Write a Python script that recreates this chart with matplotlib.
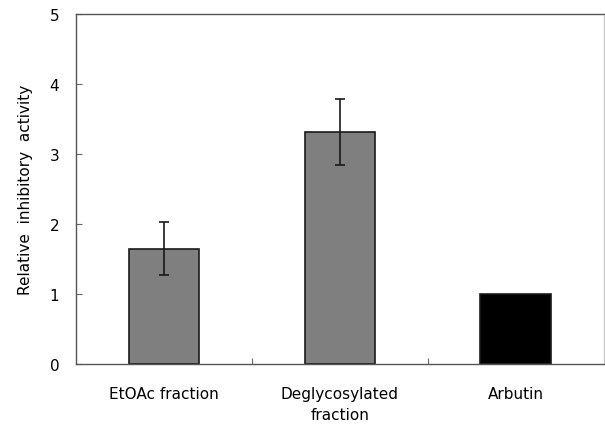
import matplotlib.pyplot as plt
import numpy as np

plt.rcParams['font.family'] = ['DejaVu Sans']

# data
categories = ['EtOAc fraction', 'Deglycosylated\nfraction', 'Arbutin']
values = [1.65, 3.32, 1.0]
errors = [0.38, 0.47, 0.0]
colors = ['#7f7f7f', '#7f7f7f', '#000000']
yticks = [0, 1, 2, 3, 4, 5]

fig = plt.figure(figsize=(6.05, 4.31), dpi=100)
ax = fig.add_axes([0.1256, 0.153, 0.872, 0.812])

x = np.arange(len(categories))
ax.bar(x, values, width=0.4, color=colors, edgecolor='#1a1a1a', linewidth=1.2, zorder=2)
has_err = [e > 0 for e in errors]
ax.errorbar(x[has_err], np.array(values)[has_err], yerr=np.array(errors)[has_err],
            fmt='none', ecolor='#1a1a1a', elinewidth=1.2, capsize=3.5, capthick=1.2, zorder=3)

ax.set_xlim(-0.5, len(categories) - 0.5)
ax.set_ylim(0, 5)
ax.set_yticks(yticks)
ax.set_xticks(x)
ax.set_xticklabels(categories, fontsize=11, linespacing=1.45)
ax.tick_params(axis='y', direction='in', length=4, width=0.8, color='#666666', labelsize=11, pad=12)
ax.tick_params(axis='x', length=0, pad=16)
# minor ticks between categories (inward)
ax.set_xticks([0.5, 1.5], minor=True)
ax.tick_params(axis='x', which='minor', direction='in', length=4, width=0.8, color='#666666')

for s in ax.spines.values():
    s.set_color('#555555')
    s.set_linewidth(1.0)
ax.spines['right'].set_color('#c8c8c8')

ax.set_ylabel('Relative  inhibitory  activity', fontsize=11, labelpad=12)

fig.savefig('out.png', dpi=100)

**Required work:**
Write out nothing but the lines from the start of the data through the line with "capsize=3.5, capthick=1.2, zorder=3)". Leave out the pictures.

**Output:**
Write a Python script that recreates this chart with matplotlib.
import matplotlib.pyplot as plt
import numpy as np

plt.rcParams['font.family'] = ['DejaVu Sans']

# data
categories = ['EtOAc fraction', 'Deglycosylated\nfraction', 'Arbutin']
values = [1.65, 3.32, 1.0]
errors = [0.38, 0.47, 0.0]
colors = ['#7f7f7f', '#7f7f7f', '#000000']
yticks = [0, 1, 2, 3, 4, 5]

fig = plt.figure(figsize=(6.05, 4.31), dpi=100)
ax = fig.add_axes([0.1256, 0.153, 0.872, 0.812])

x = np.arange(len(categories))
ax.bar(x, values, width=0.4, color=colors, edgecolor='#1a1a1a', linewidth=1.2, zorder=2)
has_err = [e > 0 for e in errors]
ax.errorbar(x[has_err], np.array(values)[has_err], yerr=np.array(errors)[has_err],
            fmt='none', ecolor='#1a1a1a', elinewidth=1.2, capsize=3.5, capthick=1.2, zorder=3)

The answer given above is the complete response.